◆ TASK INPUTS ◆
________________________
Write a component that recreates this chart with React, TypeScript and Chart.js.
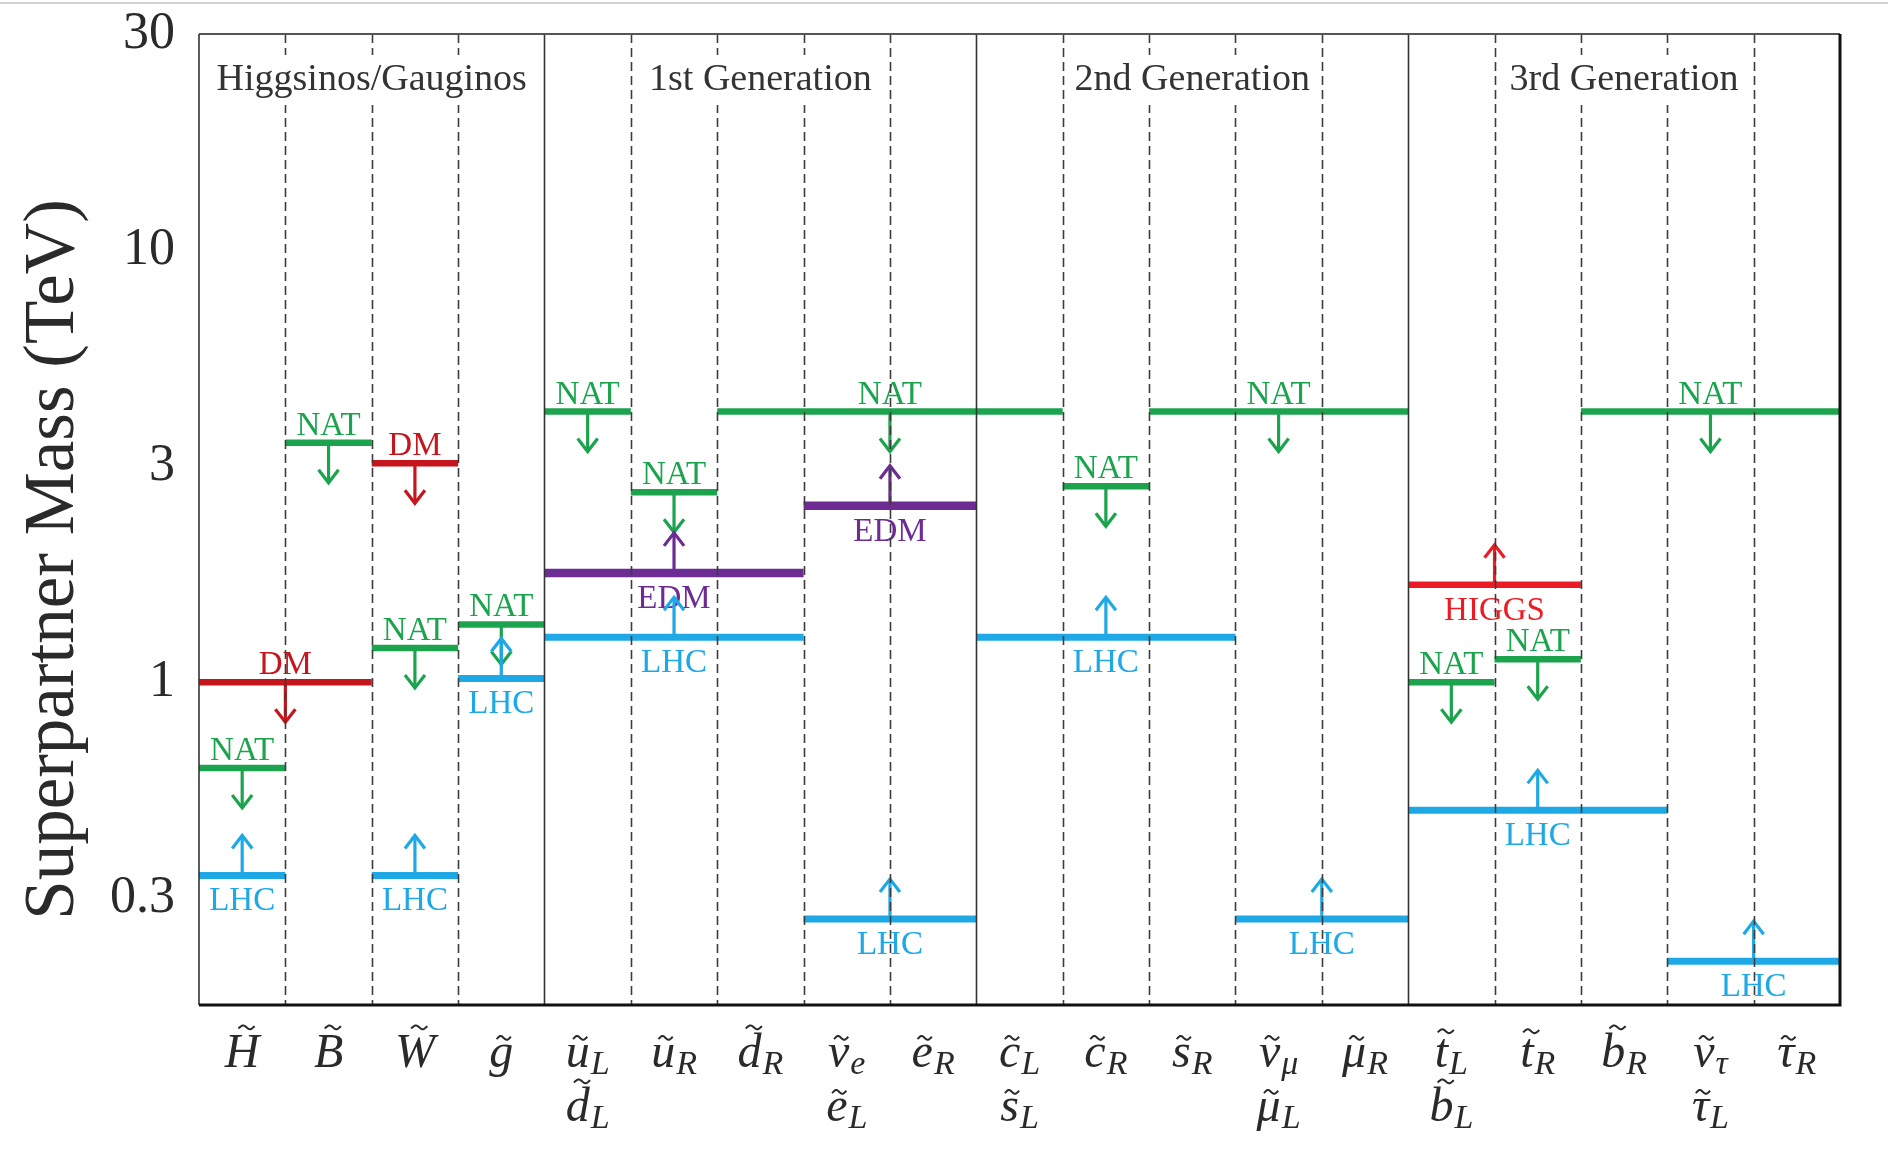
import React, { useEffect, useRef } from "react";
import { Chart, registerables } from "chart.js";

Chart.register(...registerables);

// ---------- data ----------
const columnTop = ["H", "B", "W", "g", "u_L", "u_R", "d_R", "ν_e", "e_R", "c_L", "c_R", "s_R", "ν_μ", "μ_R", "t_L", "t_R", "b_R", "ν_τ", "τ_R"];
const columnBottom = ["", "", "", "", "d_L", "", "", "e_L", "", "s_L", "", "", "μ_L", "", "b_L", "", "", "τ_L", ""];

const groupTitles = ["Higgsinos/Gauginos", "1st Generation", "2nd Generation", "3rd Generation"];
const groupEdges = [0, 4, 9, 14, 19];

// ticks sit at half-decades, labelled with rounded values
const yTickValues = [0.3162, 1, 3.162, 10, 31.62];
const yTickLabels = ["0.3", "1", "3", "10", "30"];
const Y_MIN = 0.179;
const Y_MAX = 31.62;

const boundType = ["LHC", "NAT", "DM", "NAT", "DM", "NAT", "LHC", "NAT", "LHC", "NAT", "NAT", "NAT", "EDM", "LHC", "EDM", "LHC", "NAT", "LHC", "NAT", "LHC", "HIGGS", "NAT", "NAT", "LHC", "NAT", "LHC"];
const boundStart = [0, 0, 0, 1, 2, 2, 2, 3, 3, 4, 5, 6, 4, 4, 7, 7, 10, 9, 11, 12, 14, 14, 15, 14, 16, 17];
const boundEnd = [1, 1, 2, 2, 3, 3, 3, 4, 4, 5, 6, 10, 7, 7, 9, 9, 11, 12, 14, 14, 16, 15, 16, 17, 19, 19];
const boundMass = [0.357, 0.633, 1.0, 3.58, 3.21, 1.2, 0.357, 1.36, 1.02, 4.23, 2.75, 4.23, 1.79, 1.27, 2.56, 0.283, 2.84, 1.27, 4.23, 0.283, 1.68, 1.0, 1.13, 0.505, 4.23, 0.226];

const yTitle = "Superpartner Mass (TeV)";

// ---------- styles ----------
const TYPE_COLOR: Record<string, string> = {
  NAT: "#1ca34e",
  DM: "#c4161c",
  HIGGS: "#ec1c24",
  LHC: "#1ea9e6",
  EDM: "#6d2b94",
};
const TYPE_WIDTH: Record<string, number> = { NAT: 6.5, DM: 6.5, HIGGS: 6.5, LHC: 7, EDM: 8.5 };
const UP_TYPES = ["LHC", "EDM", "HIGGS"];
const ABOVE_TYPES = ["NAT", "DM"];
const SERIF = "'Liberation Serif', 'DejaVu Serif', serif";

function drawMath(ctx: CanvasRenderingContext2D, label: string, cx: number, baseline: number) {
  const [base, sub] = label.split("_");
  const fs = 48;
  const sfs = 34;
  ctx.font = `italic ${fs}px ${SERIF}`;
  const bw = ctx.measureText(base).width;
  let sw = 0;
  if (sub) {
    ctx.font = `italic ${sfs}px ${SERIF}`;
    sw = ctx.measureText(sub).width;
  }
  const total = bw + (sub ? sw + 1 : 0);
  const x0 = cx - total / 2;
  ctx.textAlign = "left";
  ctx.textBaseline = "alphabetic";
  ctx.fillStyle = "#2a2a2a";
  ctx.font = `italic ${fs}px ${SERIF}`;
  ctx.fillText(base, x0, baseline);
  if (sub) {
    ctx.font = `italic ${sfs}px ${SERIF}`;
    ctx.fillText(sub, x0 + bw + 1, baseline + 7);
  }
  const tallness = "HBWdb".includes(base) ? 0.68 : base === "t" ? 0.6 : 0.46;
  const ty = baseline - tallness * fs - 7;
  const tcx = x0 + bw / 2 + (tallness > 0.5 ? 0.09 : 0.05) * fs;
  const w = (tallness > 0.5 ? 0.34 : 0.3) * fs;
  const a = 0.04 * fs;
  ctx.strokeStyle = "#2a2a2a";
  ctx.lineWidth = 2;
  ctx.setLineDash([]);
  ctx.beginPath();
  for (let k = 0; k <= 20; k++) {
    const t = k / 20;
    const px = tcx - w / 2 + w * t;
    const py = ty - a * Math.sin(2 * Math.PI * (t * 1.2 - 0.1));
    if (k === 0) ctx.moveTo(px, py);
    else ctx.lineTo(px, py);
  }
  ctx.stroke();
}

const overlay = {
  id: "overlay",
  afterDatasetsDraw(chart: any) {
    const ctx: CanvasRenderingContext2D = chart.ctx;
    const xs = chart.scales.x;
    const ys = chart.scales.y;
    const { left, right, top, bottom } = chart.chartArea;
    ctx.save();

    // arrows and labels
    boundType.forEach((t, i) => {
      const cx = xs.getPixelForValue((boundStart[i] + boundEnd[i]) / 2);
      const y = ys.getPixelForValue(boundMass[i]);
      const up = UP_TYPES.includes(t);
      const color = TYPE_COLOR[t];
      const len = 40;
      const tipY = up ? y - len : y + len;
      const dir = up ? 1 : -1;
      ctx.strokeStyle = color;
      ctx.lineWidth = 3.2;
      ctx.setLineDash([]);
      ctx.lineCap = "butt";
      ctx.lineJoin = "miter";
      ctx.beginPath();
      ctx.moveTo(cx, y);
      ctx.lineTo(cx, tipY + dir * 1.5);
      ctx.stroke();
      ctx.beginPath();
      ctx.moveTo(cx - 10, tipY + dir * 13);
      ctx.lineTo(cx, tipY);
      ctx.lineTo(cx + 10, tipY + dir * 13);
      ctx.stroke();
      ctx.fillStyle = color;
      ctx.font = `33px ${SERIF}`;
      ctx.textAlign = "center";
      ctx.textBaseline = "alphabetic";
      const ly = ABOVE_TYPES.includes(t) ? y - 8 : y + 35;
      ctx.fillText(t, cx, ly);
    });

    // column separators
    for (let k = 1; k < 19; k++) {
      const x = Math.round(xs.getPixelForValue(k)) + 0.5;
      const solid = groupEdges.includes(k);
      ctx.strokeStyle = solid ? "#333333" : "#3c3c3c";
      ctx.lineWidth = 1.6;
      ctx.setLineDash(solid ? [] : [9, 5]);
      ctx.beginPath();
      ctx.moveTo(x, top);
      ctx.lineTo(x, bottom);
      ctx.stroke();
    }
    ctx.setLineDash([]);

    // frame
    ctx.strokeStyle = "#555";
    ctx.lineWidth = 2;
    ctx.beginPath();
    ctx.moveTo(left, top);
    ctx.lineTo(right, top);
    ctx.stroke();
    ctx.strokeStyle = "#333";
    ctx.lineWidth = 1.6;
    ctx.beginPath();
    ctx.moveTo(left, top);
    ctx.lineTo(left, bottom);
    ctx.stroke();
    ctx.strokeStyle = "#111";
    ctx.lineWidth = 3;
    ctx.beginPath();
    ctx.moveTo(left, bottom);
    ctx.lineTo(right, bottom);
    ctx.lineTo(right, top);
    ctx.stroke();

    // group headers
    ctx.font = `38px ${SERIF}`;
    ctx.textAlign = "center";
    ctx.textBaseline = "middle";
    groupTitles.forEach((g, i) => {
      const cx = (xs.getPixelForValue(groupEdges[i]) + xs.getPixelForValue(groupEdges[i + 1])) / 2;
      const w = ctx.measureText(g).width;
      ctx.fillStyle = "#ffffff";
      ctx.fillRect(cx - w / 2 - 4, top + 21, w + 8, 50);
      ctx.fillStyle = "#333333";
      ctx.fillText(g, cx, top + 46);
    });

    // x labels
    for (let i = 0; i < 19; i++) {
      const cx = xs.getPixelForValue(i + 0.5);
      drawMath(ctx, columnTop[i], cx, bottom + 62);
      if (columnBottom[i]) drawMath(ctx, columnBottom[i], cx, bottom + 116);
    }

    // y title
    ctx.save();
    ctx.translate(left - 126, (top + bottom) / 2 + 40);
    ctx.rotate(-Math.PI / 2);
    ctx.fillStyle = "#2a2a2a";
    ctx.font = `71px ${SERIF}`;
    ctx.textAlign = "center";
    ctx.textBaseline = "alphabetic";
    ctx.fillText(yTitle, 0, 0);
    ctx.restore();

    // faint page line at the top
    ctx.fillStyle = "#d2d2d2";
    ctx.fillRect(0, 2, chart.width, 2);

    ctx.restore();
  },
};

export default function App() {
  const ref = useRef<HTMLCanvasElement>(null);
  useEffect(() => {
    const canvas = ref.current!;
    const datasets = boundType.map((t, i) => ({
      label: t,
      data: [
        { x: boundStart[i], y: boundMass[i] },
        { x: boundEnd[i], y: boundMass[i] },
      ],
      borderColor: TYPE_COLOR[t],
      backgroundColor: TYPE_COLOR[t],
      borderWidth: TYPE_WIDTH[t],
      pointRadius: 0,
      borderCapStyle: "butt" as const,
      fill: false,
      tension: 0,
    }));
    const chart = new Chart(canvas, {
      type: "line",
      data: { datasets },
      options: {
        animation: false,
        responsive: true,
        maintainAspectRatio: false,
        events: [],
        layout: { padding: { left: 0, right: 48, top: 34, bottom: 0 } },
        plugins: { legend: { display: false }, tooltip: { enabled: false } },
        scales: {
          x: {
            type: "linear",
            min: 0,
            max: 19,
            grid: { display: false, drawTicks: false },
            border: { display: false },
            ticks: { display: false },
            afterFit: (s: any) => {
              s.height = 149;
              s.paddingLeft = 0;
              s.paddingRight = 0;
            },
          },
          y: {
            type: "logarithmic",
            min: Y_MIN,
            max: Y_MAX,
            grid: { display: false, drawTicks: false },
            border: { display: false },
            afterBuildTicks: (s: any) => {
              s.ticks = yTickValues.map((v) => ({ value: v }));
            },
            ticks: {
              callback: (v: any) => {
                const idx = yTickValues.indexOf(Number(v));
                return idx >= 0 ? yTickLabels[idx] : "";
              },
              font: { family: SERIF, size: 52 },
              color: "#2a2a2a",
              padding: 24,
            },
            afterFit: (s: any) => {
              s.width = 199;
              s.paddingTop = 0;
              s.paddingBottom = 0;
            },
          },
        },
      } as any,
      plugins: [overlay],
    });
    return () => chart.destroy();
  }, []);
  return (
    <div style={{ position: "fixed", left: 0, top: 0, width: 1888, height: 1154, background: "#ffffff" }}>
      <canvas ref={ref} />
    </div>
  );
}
________________________
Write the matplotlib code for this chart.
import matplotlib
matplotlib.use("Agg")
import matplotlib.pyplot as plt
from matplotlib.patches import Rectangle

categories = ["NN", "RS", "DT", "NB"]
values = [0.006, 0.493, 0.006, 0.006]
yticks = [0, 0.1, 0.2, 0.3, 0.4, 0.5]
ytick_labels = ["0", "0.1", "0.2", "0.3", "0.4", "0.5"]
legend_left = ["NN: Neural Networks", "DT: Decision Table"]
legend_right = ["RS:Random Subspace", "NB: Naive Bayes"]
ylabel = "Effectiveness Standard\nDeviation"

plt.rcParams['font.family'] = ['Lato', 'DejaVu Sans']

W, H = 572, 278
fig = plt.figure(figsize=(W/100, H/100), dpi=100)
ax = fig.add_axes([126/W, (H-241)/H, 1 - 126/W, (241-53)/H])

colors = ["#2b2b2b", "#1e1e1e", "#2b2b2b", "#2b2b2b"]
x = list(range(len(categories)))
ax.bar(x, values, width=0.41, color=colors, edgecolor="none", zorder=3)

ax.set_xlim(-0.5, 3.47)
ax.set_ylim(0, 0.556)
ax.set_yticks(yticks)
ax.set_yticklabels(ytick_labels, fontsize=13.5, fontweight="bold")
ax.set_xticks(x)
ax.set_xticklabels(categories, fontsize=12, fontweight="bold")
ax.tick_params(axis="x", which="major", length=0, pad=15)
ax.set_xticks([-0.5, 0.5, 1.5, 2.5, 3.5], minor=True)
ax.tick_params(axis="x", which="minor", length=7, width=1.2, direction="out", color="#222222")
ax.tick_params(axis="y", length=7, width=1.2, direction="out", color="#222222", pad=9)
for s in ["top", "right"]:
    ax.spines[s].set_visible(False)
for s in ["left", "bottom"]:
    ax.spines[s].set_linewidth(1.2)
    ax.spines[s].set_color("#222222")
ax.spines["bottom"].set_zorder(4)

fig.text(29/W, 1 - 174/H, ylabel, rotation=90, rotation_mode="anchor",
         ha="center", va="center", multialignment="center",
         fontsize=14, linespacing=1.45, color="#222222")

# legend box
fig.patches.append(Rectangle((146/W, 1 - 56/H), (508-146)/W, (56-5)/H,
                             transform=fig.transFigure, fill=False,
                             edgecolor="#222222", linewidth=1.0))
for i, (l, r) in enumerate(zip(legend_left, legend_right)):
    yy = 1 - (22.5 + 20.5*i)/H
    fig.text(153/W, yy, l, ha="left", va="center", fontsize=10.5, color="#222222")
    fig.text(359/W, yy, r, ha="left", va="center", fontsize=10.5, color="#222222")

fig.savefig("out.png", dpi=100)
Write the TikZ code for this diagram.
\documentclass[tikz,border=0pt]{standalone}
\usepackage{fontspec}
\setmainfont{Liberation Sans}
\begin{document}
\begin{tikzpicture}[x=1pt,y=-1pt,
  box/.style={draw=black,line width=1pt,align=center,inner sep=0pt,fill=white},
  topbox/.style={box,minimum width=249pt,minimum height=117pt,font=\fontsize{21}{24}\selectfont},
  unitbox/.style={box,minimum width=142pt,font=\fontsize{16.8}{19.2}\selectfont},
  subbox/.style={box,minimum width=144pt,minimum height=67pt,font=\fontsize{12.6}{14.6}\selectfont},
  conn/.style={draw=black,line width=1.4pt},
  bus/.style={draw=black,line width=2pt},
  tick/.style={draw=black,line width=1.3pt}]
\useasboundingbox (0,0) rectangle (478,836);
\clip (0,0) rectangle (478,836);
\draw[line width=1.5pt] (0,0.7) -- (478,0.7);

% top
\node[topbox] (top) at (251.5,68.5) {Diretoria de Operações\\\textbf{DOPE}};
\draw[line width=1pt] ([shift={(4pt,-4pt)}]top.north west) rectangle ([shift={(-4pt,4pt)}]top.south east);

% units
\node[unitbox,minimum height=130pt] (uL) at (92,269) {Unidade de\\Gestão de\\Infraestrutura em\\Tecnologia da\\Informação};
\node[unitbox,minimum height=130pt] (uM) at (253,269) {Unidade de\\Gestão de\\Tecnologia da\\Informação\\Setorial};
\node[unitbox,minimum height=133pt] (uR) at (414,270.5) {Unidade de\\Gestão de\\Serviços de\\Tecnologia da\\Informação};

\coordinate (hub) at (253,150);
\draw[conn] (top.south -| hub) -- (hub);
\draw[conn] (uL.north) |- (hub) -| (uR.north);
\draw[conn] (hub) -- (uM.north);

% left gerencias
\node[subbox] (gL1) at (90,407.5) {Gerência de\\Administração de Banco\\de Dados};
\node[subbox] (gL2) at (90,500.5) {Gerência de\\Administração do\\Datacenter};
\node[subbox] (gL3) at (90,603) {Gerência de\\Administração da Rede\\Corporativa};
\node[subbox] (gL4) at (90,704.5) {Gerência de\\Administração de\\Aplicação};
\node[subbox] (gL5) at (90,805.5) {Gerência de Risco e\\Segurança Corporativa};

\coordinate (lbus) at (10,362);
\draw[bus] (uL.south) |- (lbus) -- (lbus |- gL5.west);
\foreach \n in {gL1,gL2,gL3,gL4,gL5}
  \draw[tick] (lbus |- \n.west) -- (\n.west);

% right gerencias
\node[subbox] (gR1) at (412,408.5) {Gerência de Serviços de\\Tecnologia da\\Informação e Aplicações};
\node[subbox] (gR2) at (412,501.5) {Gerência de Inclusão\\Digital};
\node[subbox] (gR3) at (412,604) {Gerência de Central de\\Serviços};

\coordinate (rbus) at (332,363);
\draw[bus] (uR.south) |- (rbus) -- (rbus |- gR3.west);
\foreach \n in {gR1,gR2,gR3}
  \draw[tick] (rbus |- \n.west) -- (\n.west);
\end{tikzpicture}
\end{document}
________________________
◆ THE EXERCISE ◆
Using the entries above, extract exactly the lines from the one that contains "Write a component" through the one that contains "Chart.register(...registerables);". Do not carry over any pictures.

◆ FULL ANSWER ◆
Write a component that recreates this chart with React, TypeScript and Chart.js.
import React, { useEffect, useRef } from "react";
import { Chart, registerables } from "chart.js";

Chart.register(...registerables);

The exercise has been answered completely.